I don't really want to get too deep into this idea, but I think one of the biggest problems with the coverage of the US withdrawal from Afghanistan is one of denial: I just don't think that the media was prepared to deal with the war ending, and can't seem to shift off the idea that somehow, President Biden must be responsible for the whole of what is going on right now, even if the facts are staring them in the face. The reporting on the war is that it has been rife with mistakes that have prolonged the war, enabled corruption, and created an Afghan military that was dependent on US air power and materiel support backstopping them before Biden was elected.  And yet?

It feels like there is an unwillingness to see the evacuation efforts as a success because it means the war wasn't. As if this final, visual, physical evidence of the failure is the worst damage to the illusions some people wanted to manifest. As long as we were there still, maybe, somehow--? The effort would pay off. But take a look at the graphic I posted above--by the time the US got going, it was time to go. 

Critics of the Biden administration can talk about whether dealing with the Taliban now strikes them as abhorrent (it's actually necessary because who else is there?), but where have they been?

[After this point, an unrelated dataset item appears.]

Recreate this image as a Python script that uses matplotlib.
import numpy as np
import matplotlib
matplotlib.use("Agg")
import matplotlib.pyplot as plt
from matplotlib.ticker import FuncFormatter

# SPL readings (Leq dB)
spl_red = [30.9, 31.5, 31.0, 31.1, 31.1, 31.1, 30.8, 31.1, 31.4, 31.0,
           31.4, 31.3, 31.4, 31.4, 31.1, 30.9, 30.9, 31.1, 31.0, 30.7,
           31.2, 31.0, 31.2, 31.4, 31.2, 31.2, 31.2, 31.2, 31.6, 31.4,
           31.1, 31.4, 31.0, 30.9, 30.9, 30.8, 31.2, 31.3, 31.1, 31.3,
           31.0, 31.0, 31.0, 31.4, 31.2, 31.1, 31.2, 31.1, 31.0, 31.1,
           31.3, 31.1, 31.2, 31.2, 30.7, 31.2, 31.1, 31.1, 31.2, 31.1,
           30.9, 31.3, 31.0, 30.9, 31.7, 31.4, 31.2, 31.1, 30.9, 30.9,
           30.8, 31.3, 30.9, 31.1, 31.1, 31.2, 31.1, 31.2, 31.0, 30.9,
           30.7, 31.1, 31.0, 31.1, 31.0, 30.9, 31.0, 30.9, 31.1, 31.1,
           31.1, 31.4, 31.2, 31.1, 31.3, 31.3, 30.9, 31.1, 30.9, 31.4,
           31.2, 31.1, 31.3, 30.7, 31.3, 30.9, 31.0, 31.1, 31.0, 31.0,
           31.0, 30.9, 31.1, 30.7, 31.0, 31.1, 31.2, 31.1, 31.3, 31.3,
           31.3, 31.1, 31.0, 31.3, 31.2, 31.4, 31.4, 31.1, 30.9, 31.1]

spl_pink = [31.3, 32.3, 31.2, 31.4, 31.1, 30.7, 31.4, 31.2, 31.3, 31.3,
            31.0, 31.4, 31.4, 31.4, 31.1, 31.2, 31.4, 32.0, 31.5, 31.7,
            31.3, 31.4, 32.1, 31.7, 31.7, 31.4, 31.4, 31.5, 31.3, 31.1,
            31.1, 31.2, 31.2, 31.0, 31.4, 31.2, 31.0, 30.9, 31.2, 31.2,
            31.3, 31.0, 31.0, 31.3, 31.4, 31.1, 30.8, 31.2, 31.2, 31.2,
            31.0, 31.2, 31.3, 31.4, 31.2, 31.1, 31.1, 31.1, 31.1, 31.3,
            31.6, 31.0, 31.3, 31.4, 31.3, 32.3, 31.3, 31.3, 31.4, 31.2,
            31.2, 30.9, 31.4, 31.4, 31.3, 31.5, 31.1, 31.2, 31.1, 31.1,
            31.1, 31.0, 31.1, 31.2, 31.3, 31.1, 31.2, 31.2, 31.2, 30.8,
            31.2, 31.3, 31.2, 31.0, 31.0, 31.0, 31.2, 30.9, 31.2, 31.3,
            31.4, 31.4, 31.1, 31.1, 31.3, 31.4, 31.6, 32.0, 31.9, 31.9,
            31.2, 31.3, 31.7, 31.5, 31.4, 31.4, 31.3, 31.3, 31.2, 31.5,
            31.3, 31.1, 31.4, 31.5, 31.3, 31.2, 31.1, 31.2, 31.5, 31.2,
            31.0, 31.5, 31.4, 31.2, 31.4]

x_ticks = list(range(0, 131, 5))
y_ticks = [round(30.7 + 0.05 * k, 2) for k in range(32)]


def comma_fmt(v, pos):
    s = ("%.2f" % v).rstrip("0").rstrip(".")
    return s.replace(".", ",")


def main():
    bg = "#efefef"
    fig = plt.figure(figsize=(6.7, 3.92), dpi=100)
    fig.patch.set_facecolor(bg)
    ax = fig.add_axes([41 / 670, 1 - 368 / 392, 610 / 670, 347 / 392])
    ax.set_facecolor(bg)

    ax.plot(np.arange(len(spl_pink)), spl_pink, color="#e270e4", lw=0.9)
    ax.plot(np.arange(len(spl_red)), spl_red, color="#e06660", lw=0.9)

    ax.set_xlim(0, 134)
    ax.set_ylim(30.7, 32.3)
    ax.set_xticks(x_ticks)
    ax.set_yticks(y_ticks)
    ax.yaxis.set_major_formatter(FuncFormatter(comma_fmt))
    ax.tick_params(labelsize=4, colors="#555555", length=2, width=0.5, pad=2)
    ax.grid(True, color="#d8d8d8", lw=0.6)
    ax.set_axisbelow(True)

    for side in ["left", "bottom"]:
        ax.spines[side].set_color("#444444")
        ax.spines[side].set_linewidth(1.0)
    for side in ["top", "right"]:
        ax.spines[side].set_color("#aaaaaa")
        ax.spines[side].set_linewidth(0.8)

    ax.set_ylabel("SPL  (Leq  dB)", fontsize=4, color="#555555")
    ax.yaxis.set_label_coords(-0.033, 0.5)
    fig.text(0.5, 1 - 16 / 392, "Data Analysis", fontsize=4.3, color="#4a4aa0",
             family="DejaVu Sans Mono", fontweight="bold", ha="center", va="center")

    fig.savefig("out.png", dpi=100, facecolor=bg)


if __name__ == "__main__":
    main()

It's true we only have one president at a time, but it's bizarre to forget the previous ones ever existed. The previous administration cut out the Afghan government we were supporting in order to deal with the Taliban because they knew what was coming. They very likely enabled the lightning speed of the fall. And were heedless of internal criticism

But who was it we were cutting out? And weren't the deals that resulted in the Afghan military folding set in motion way back in 2020 when the Trump deal with the Taliban was made, before Biden started the pullout? Because, while Trump can now say he would have gone back on his word (and his withdrawal from the JCPOA confirms that he cares little for the value of the US's word) we know what he said about what Biden should do, until he had the opportunity to be a backbiter. (I think the "ruse" notion is not actually so unlikely, as that even as early as just post-impeachment, Trump, contra his claims that he won the election, knew he wouldn't win and and legitimately wanted to set up Biden for a shitty transition. But in the off chance Trump won or one of his ugly little challenges kept him in office, yeah, he'd feel empowered to renege on any damn thing.) 

So there's a lot of denial. People who don't want to acknowledge their dirty hands or the questions they left unasked, or officials who want to fix their poor records on this subject. And of course, people got rich on the contract opportunities in nation-building, whether it went well or not. (Erik Prince is still making bank on human tragedy because of course.) 

So when breath is given to even Hank Kissinger's vegetable opinion--I only have one question: How is he still alive? Why are we still giving voice to horrorshow people who can only give us cynical ways to be wronger and more morally tainted to accomplish dubious goals? 

Our foreign policy house is rife with abuse and dysfunction. Our media still herald our bad old father figures because they gave us monstrous examples to learn from. We can do better. We can learn from failure and the gift of bad optics. We can do better by nations without our freedoms and resources by being the example we mean to set.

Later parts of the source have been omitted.